> _WORK TO BE COMPLETED_
Extract only the lines running from the top of the entries to the line that holds "import seaborn as sns". Include that line and omit the pictures.

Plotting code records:
______

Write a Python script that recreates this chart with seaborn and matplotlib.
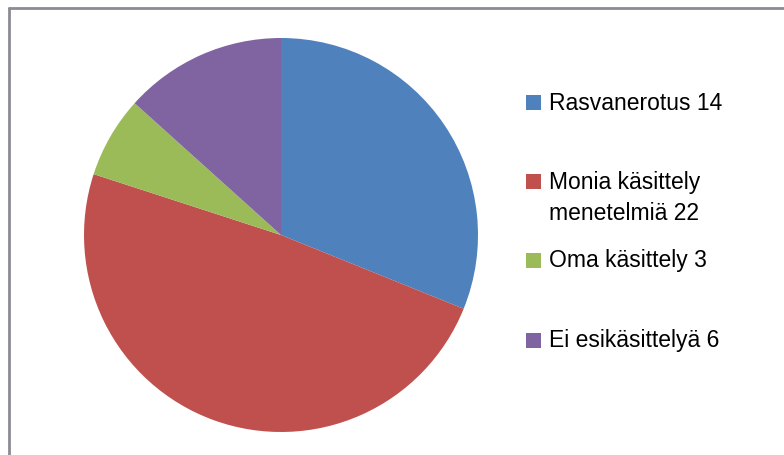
import matplotlib
matplotlib.use("Agg")
import matplotlib.pyplot as plt
from matplotlib.lines import Line2D
from matplotlib.patches import Rectangle
import seaborn as sns

# Data
labels = ["Rasvanerotus 14", "Monia käsittely\nmenetelmiä 22", "Oma käsittely 3", "Ei esikäsittelyä 6"]
values = [14, 22, 3, 6]
colors = ["#4F81BD", "#C0504D", "#9BBB59", "#8064A2"]

sns.set_theme(style="white")
plt.rcParams["font.family"] = ["Liberation Sans", "DejaVu Sans"]

W, H = 784, 456
fig = plt.figure(figsize=(W / 100, H / 100), dpi=100)
fig.patch.set_facecolor("white")

# pie centred at (281, 236) px, radius ~197 px
cx, cy, r = 281, 236, 197
ax = fig.add_axes([(cx - r) / W, (H - cy - r) / H, 2 * r / W, 2 * r / H])
ax.pie(values, colors=colors, startangle=90, counterclock=False,
       wedgeprops={"linewidth": 0})
ax.set_xlim(-1, 1)
ax.set_ylim(-1, 1)
ax.set_aspect("equal")
ax.axis("off")

# chart-area border (only top and left visible in the crop)
border = "#8E8A94"
fig.add_artist(Line2D([8.5 / W, 1], [1 - 8.5 / H] * 2, color=border, lw=2,
                      transform=fig.transFigure))
fig.add_artist(Line2D([8.5 / W] * 2, [0, 1 - 8.5 / H], color=border, lw=2,
                      transform=fig.transFigure))

# legend, placed like the Excel one
legend_y = [103, 182, 261, 341]
sq = 15
fs = 16.5
for lab, col, y in zip(labels, colors, legend_y):
    fig.add_artist(Rectangle((526 / W, (H - y - sq / 2) / H), sq / W, sq / H,
                             facecolor=col, edgecolor="none",
                             transform=fig.transFigure))
    lines = lab.split("\n")
    for i, line in enumerate(lines):
        fig.text(549 / W, (H - y - 32 * i) / H, line, fontsize=fs,
                 va="center", ha="left", color="black")

fig.savefig("out.png", dpi=100, facecolor="white")
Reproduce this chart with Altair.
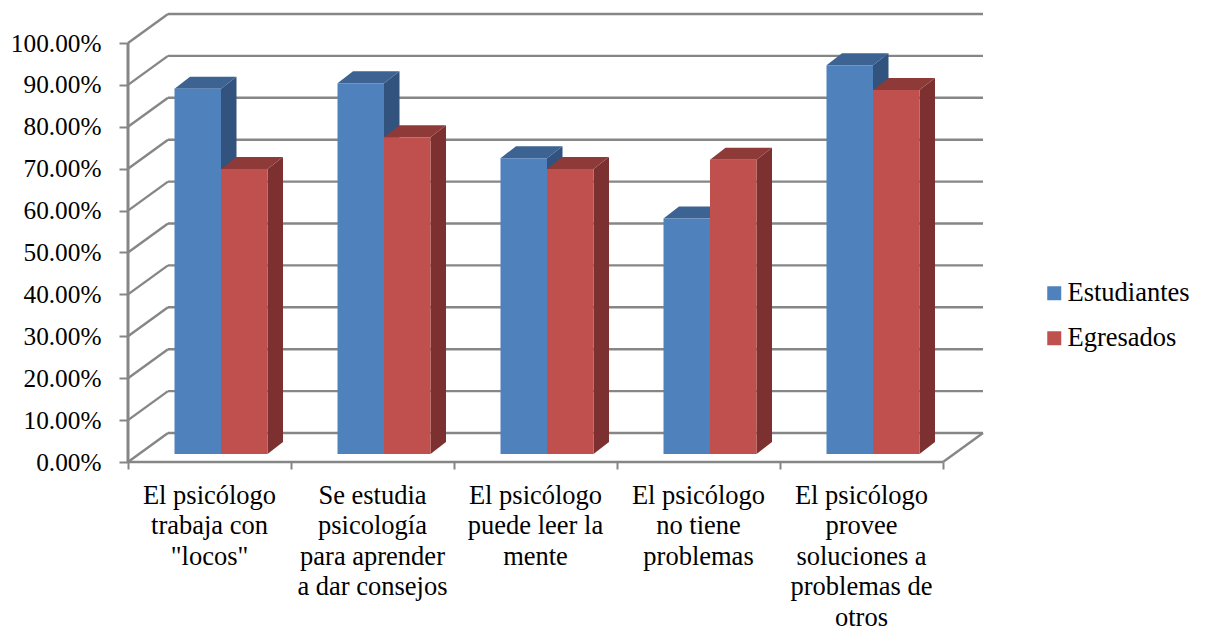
import altair as alt
import pandas as pd

categories = [
    "El psicólogo\ntrabaja con\n\"locos\"",
    "Se estudia\npsicología\npara aprender\na dar consejos",
    "El psicólogo\npuede leer la\nmente",
    "El psicólogo\nno tiene\nproblemas",
    "El psicólogo\nprovee\nsoluciones a\nproblemas de\notros",
]
series_names = ["Estudiantes", "Egresados"]
estudiantes = [0.872, 0.885, 0.706, 0.562, 0.928]
egresados = [0.680, 0.756, 0.680, 0.702, 0.869]
y_ticks = [0.0, 0.1, 0.2, 0.3, 0.4, 0.5, 0.6, 0.7, 0.8, 0.9, 1.0]

FONT = "Liberation Serif"
FONT_SIZE = 26.5
AXIS_FONT_SIZE = 25.3
GRID = "#868686"
FRONT = {"Estudiantes": "#4F81BD", "Egresados": "#C0504D"}
SIDE = {"Estudiantes": "#31537E", "Egresados": "#7C3130"}
TOP = {"Estudiantes": "#3D6392", "Egresados": "#8E3A39"}

PW, PH = 855, 449
STEP = 163.0
PX_PER_UNIT = 419.0
XMAX = PW / STEP
YMAX = PH / PX_PER_UNIT
DX = 40 / STEP          # wall depth
DY = 29 / PX_PER_UNIT
BASE = 8 / PX_PER_UNIT  # bars stand a little behind the front edge
BDX = 15.5 / STEP       # bar depth
BDY = 12 / PX_PER_UNIT
BW = 46.5 / STEP
BSTART = 46.5 / STEP

xs = alt.Scale(domain=[0, XMAX], nice=False, zero=False)
ys = alt.Scale(domain=[0, YMAX], nice=False, zero=False)
X = alt.X("x:Q", scale=xs, axis=alt.Axis(
    values=list(range(len(categories) + 1)), labels=False, title=None, grid=False,
    domain=False, ticks=True, tickSize=7, tickWidth=2, tickColor=GRID))
Y = alt.Y("y:Q", scale=ys, axis=alt.Axis(
    values=y_ticks, format=".2%", title=None, grid=False, domain=False,
    tickSize=9, tickWidth=2, tickColor=GRID, labelPadding=18,
    labelFont=FONT, labelFontSize=AXIS_FONT_SIZE, labelColor="#000000"))

# walls ------------------------------------------------------------------
wall_rows = []
for v in y_ticks:
    wall_rows += [
        {"id": f"d{v}", "x": 0, "y": v},
        {"id": f"d{v}", "x": DX, "y": v + DY},
        {"id": f"b{v}", "x": DX, "y": v + DY},
        {"id": f"b{v}", "x": XMAX, "y": v + DY},
    ]
wall_rows += [
    {"id": "front", "x": 0, "y": 0},
    {"id": "front", "x": XMAX - DX, "y": 0},
    {"id": "right", "x": XMAX - DX, "y": 0},
    {"id": "right", "x": XMAX, "y": DY},
]
walls = alt.Chart(pd.DataFrame(wall_rows)).mark_line(
    color=GRID, strokeWidth=2.4
).encode(x=X, y=Y, detail="id:N")
left_edge = alt.Chart(pd.DataFrame({"x": [0, 0], "y": [0, y_ticks[-1]]})).mark_line(
    color=GRID, strokeWidth=3
).encode(x=X, y=Y)

# bars -------------------------------------------------------------------
values = {"Estudiantes": estudiantes, "Egresados": egresados}
layers = [walls, left_edge]
color = alt.Color(
    "serie:N",
    scale=alt.Scale(domain=series_names, range=[FRONT[s] for s in series_names]),
    legend=alt.Legend(
        title=None, orient="none", legendX=913, legendY=267, symbolType="square",
        symbolSize=196, symbolStrokeWidth=0, labelFont=FONT, labelFontSize=FONT_SIZE,
        labelColor="#000000", rowPadding=18, labelOffset=0, symbolOpacity=1,
    ),
)
for si, s in enumerate(series_names):
    front, side, top = [], [], []
    for ci, v in enumerate(values[s]):
        x0 = ci + BSTART + si * BW
        x1 = x0 + BW
        h = BASE + v
        front.append({"serie": s, "x": x0, "x2": x1, "y": BASE, "y2": h})
        side += [
            {"id": ci, "x": x1, "y": BASE, "y2": h},
            {"id": ci, "x": x1 + BDX, "y": BASE + BDY, "y2": h + BDY},
        ]
        top += [
            {"id": ci, "x": x0, "x2": x1, "y": h},
            {"id": ci, "x": x0 + BDX, "x2": x1 + BDX, "y": h + BDY},
        ]
    side_l = alt.Chart(pd.DataFrame(side)).mark_area(color=SIDE[s], opacity=1).encode(
        x=X, y=Y, y2="y2:Q", detail="id:N")
    top_l = alt.Chart(pd.DataFrame(top)).mark_area(color=TOP[s], opacity=1, orient="horizontal").encode(
        x=X, x2="x2:Q", y=Y, detail="id:N")
    front_l = alt.Chart(pd.DataFrame(front)).mark_rect(opacity=1).encode(
        x=X, x2="x2:Q", y=Y, y2="y2:Q", color=color)
    layers += [side_l, top_l, front_l]

# category labels --------------------------------------------------------
labels = alt.Chart(pd.DataFrame({
    "x": [i + 0.5 for i in range(len(categories))],
    "t": categories,
})).mark_text(
    font=FONT, fontSize=FONT_SIZE, color="#000000", baseline="top", align="center",
    lineBreak="\n", lineHeight=30.5,
).encode(x=X, y=alt.value(469.5), text="t:N")
layers.append(labels)

chart = alt.layer(*layers).properties(
    width=PW, height=PH,
    autosize=alt.AutoSizeParams(type="none"),
    padding={"left": 120, "top": 5, "right": 210, "bottom": 172},
    background="#ffffff",
).configure_view(stroke=None)

chart.save("out.html", embed_options={"renderer": "svg", "actions": False})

______

> _WRITTEN REPLY_
Write a Python script that recreates this chart with seaborn and matplotlib.
import matplotlib
matplotlib.use("Agg")
import matplotlib.pyplot as plt
from matplotlib.lines import Line2D
from matplotlib.patches import Rectangle
import seaborn as sns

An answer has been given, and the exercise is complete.